*PROBLEM TO WORK ON*. Pictures stay out. Extract the lines below from the first one through the line with "0, 0.1, 1.5];", both included.

*DATA PROVIDED*.
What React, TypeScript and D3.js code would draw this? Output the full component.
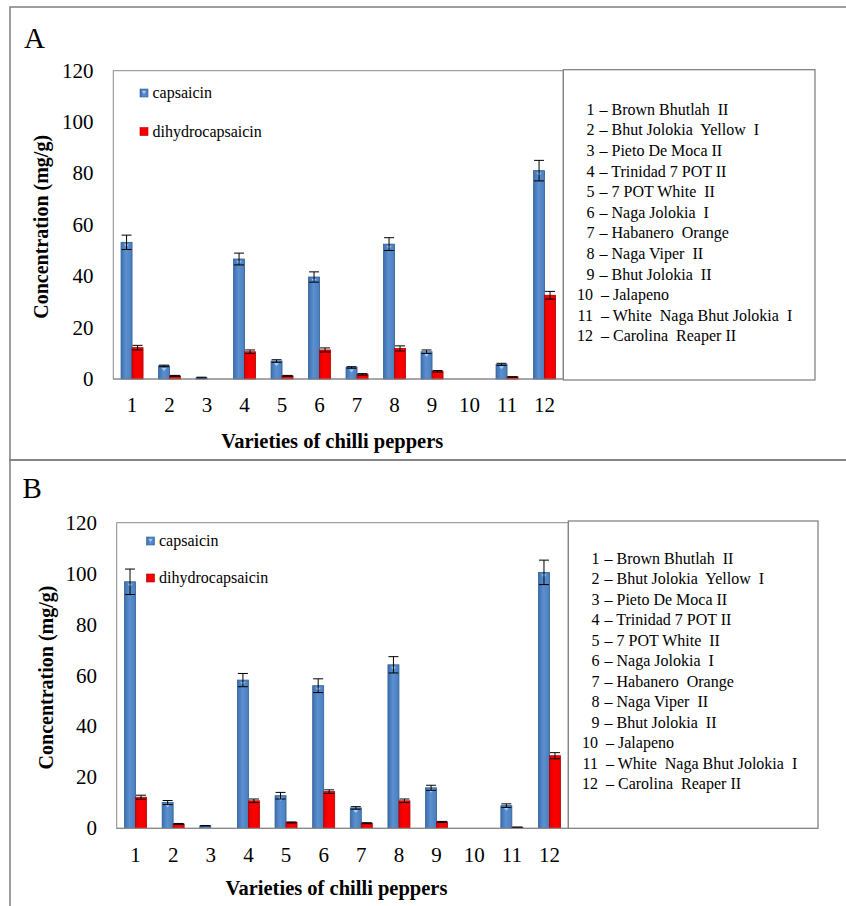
import React from "react";
import * as d3 from "d3";

// varieties (x categories) and their names for the side list
const varieties = ["1", "2", "3", "4", "5", "6", "7", "8", "9", "10", "11", "12"];
const varietyNames = [
  "Brown Bhutlah  II",
  "Bhut Jolokia  Yellow  I",
  "Pieto De Moca II",
  "Trinidad 7 POT II",
  "7 POT White  II",
  "Naga Jolokia  I",
  "Habanero  Orange",
  "Naga Viper  II",
  "Bhut Jolokia  II",
  "Jalapeno",
  "White  Naga Bhut Jolokia  I",
  "Carolina  Reaper II",
];
const yTicks = [0, 20, 40, 60, 80, 100, 120];
const seriesNames = ["capsaicin", "dihydrocapsaicin"];

// panel A
const capsaicinA = [53.2, 5.1, 0.5, 46.7, 7.0, 39.7, 4.5, 52.5, 10.6, 0, 5.7, 81.1];
const capsaicinAErr = [2.8, 0.3, 0.2, 2.3, 0.5, 2.0, 0.3, 2.5, 0.7, 0, 0.4, 4.0];
const dihydroA = [12.2, 1.2, 0, 10.6, 1.2, 11.3, 1.8, 11.9, 3.0, 0, 0.8, 32.6];
const dihydroAErr = [0.9, 0.2, 0, 0.7, 0.2, 0.8, 0.3, 1.0, 0.3, 0, 0.1, 1.5];

// panel B
const capsaicinB = [96.8, 10.1, 1.0, 58.2, 12.8, 56.0, 8.0, 64.2, 15.9, 0, 8.9, 100.5];
const capsaicinBErr = [5.0, 0.8, 0.1, 2.6, 1.3, 2.7, 0.5, 3.2, 1.0, 0, 0.7, 4.8];
const dihydroB = [12.2, 1.7, 0, 10.8, 2.3, 14.4, 2.0, 10.8, 2.5, 0, 0.4, 28.5];
const dihydroBErr = [0.8, 0.2, 0, 0.7, 0.2, 0.7, 0.2, 0.7, 0.2, 0, 0.1, 1.2];

const FONT = "'Liberation Serif', 'Times New Roman', serif";
const RED = "#ff0000";

type Layout = {
  letter: string;
  frameY: number;
  frameH: number;
  letterX: number;
  letterY: number;
  left: number;
  top: number;
  right: number;
  bottom: number;
  boxTop: number;
  boxRight: number;
  boxBottom: number;
  yTickX: number;
  xTickY: number;
  xLabelY: number;
  yLabelX: number;
  legX: number;
  legY1: number;
  legY2: number;
  listNumX: number;
  listY: number;
  listStep: number;
};

const layouts: Layout[] = [
  {
    letter: "A", frameY: 7, frameH: 453, letterX: 24, letterY: 47.5,
    left: 113.3, top: 70.7, right: 563.3, bottom: 379,
    boxTop: 69.7, boxRight: 815, boxBottom: 380,
    yTickX: 93.5, xTickY: 412, xLabelY: 448, yLabelX: 48,
    legX: 140, legY1: 93, legY2: 131.5,
    listNumX: 594.5, listY: 109.3, listStep: 20.6,
  },
  {
    letter: "B", frameY: 460, frameH: 450, letterX: 22.5, letterY: 497.5,
    left: 116.7, top: 522.7, right: 568.3, bottom: 828.3,
    boxTop: 521, boxRight: 818, boxBottom: 828.3,
    yTickX: 97, xTickY: 862, xLabelY: 895, yLabelX: 53,
    legX: 146.5, legY1: 541, legY2: 578,
    listNumX: 599.5, listY: 558.3, listStep: 20.5,
  },
];

const panelData = [
  { cap: capsaicinA, capErr: capsaicinAErr, dih: dihydroA, dihErr: dihydroAErr },
  { cap: capsaicinB, capErr: capsaicinBErr, dih: dihydroB, dihErr: dihydroBErr },
];

function Panel({ l, d }: { l: Layout; d: typeof panelData[0] }) {
  const x = d3.scaleBand().domain(varieties).range([l.left, l.right]);
  const y = d3.scaleLinear().domain([0, 120]).range([l.bottom, l.top]);
  const bw = 11;
  const series = [
    { vals: d.cap, errs: d.capErr, fill: "url(#blueGrad)", stroke: "#2f5f98", off: -bw, marker: true },
    { vals: d.dih, errs: d.dihErr, fill: "url(#redGrad)", stroke: "#b00000", off: 0, marker: false },
  ];
  return (
    <g fontFamily={FONT}>
      <rect x={10} y={l.frameY} width={840} height={l.frameH} fill="none" stroke="#7f7f7f" strokeWidth={1.5} />
      <text x={l.letterX} y={l.letterY} fontSize={29}>{l.letter}</text>
      <rect x={l.left} y={l.top} width={l.right - l.left} height={l.bottom - l.top} fill="#fff" stroke="#8a8a8a" strokeWidth={1} />
      {yTicks.map((t) => (
        <text key={t} x={l.yTickX} y={y(t) + 7} textAnchor="end" fontSize={21}>{t}</text>
      ))}
      {varieties.map((v) => (
        <text key={v} x={(x(v) as number) + x.bandwidth() / 2} y={l.xTickY} textAnchor="middle" fontSize={21}>{v}</text>
      ))}
      {series.map((s, si) =>
        varieties.map((v, i) => {
          const cx = (x(v) as number) + x.bandwidth() / 2 + s.off;
          const val = s.vals[i];
          if (val <= 0) return null;
          const e = s.errs[i];
          const mid = cx + bw / 2;
          const top = y(val);
          return (
            <g key={si + "-" + v}>
              <rect x={cx} y={top} width={bw} height={l.bottom - top} fill={s.fill} stroke={s.stroke} strokeWidth={0.8} />
              {s.marker && l.bottom - top > 6 && (
                <path d={`M${mid - 2.5},${top + 2}L${mid + 2.5},${top + 2}L${mid},${top + 5}Z`} fill="#a9cdf2" />
              )}
              {e > 0 && (
                <g stroke="#000" strokeWidth={1}>
                  <line x1={mid} x2={mid} y1={y(val + e)} y2={y(Math.max(0, val - e))} />
                  <line x1={mid - 5} x2={mid + 5} y1={y(val + e)} y2={y(val + e)} />
                  <line x1={mid - 5} x2={mid + 5} y1={y(Math.max(0, val - e))} y2={y(Math.max(0, val - e))} />
                </g>
              )}
            </g>
          );
        })
      )}
      <line x1={l.left} x2={l.right} y1={l.bottom} y2={l.bottom} stroke="#8a8a8a" strokeWidth={1.2} />
      {seriesNames.map((n, i) => {
        const cy = i === 0 ? l.legY1 : l.legY2;
        return (
          <g key={n}>
            <rect x={l.legX} y={cy - 4} width={8} height={8} fill={i === 0 ? "url(#blueGrad)" : "url(#redGrad)"} stroke={i === 0 ? "#2f5f98" : "#b00000"} strokeWidth={0.6} />
            {i === 0 && <path d={`M${l.legX + 2},${cy - 2}L${l.legX + 6},${cy - 2}L${l.legX + 4},${cy + 1}Z`} fill="#a9cdf2" />}
            <text x={l.legX + 12.5} y={cy + 5} fontSize={16}>{n}</text>
          </g>
        );
      })}
      <text
        transform={`translate(${l.yLabelX},${(l.top + l.bottom) / 2 + 2}) rotate(-90)`}
        textAnchor="middle" fontSize={20} fontWeight="bold"
      >Concentration  (mg/g)</text>
      <text x={(l.left + l.right) / 2 - 6} y={l.xLabelY} textAnchor="middle" fontSize={20.5} fontWeight="bold">Varieties of chilli peppers</text>
      <rect x={l.right} y={l.boxTop} width={l.boxRight - l.right} height={l.boxBottom - l.boxTop} fill="#fff" stroke="#7a7a7a" strokeWidth={1.2} />
      {varietyNames.map((n, i) => (
        <g key={n} fontSize={16}>
          <text x={l.listNumX - (i >= 9 ? 1.5 : 0)} y={l.listY + i * l.listStep + 5.5} textAnchor="end">{varieties[i]}</text>
          <text x={l.listNumX + (i >= 9 ? 6.5 : 5)} y={l.listY + i * l.listStep + 5.5} style={{ whiteSpace: "pre" }}>{"– " + n}</text>
        </g>
      ))}
    </g>
  );
}

export default function App() {
  return (
    <svg width={846} height={906} style={{ position: "absolute", left: 0, top: 0, background: "#fff" }}>
      <defs>
        <linearGradient id="blueGrad" x1="0" x2="1" y1="0" y2="0">
          <stop offset="0" stopColor="#3d6fad" />
          <stop offset="0.45" stopColor="#5b8fd0" />
          <stop offset="1" stopColor="#4a7ebb" />
        </linearGradient>
        <linearGradient id="redGrad" x1="0" x2="1" y1="0" y2="0">
          <stop offset="0" stopColor="#e00000" />
          <stop offset="0.45" stopColor={RED} />
          <stop offset="1" stopColor="#f00000" />
        </linearGradient>
      </defs>
      <rect width={846} height={906} fill="#fff" />
      {layouts.map((l, i) => (
        <Panel key={l.letter} l={l} d={panelData[i]} />
      ))}
    </svg>
  );
}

*SOLUTION TO THIS PROBLEM*.
What React, TypeScript and D3.js code would draw this? Output the full component.
import React from "react";
import * as d3 from "d3";

// varieties (x categories) and their names for the side list
const varieties = ["1", "2", "3", "4", "5", "6", "7", "8", "9", "10", "11", "12"];
const varietyNames = [
  "Brown Bhutlah  II",
  "Bhut Jolokia  Yellow  I",
  "Pieto De Moca II",
  "Trinidad 7 POT II",
  "7 POT White  II",
  "Naga Jolokia  I",
  "Habanero  Orange",
  "Naga Viper  II",
  "Bhut Jolokia  II",
  "Jalapeno",
  "White  Naga Bhut Jolokia  I",
  "Carolina  Reaper II",
];
const yTicks = [0, 20, 40, 60, 80, 100, 120];
const seriesNames = ["capsaicin", "dihydrocapsaicin"];

// panel A
const capsaicinA = [53.2, 5.1, 0.5, 46.7, 7.0, 39.7, 4.5, 52.5, 10.6, 0, 5.7, 81.1];
const capsaicinAErr = [2.8, 0.3, 0.2, 2.3, 0.5, 2.0, 0.3, 2.5, 0.7, 0, 0.4, 4.0];
const dihydroA = [12.2, 1.2, 0, 10.6, 1.2, 11.3, 1.8, 11.9, 3.0, 0, 0.8, 32.6];
const dihydroAErr = [0.9, 0.2, 0, 0.7, 0.2, 0.8, 0.3, 1.0, 0.3, 0, 0.1, 1.5];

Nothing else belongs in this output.